3.2.3 Investigations & physicial evidence

In conflictual situations, physical evidence can be more convincing to some people than eyewitness testimony. For example, only after the Argentine Forensic Anthropology Team's dramatic exhumations at El Mozote in El Salvador did the world, and the U.S. government in particular, fully accept the story of the sole eyewitness, Rufina Amaya. One aspect of the exhumations showed that several dozen children had been killed by bullets of the kind used by the Salvadoran Army; the children had been found in a mass grave (Danner 1993).
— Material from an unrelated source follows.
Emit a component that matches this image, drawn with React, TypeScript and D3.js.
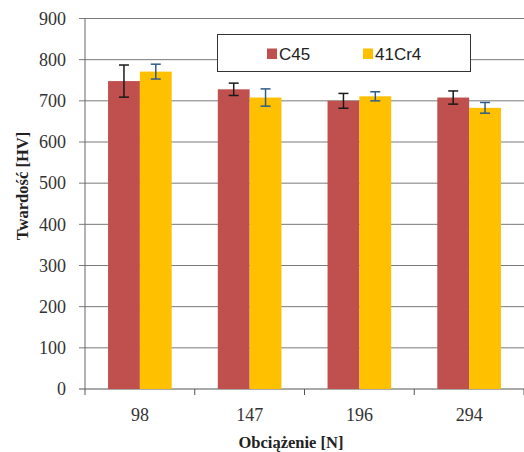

If physical evidence focuses on a particular event (as at El Mozote) or on a particular series of events (for example, the work of the Guatemalan Forensic Anthropology Team on the massacres in Rabinal, Guatemala; EAFG 1995), it may not be necessary to include the evidence in the information management system. Instead, the report from the work as a document may be sufficient. However, if small bits of evidence that pertain to many different cases come into the organization over a long period of time, it may be correspondingly more difficult for one or a few people to keep all of the information that pertains to many cases simultaneously in mind. Evidence from investigators in the field who come across physical evidence, hospital records on one or several unrelated cases, and the like may fall into this category. In this latter situation it may be necessary to classify the physical evidence and include it in the information management system. The classification of the evidence follows the same rules as the process for questionnaire design and documentary evidence. The first step is for the organization to decide what is relevant to their final analysis. With a set of questions about relevant facts, physical evidence can be treated in much the same way as documentary evidence.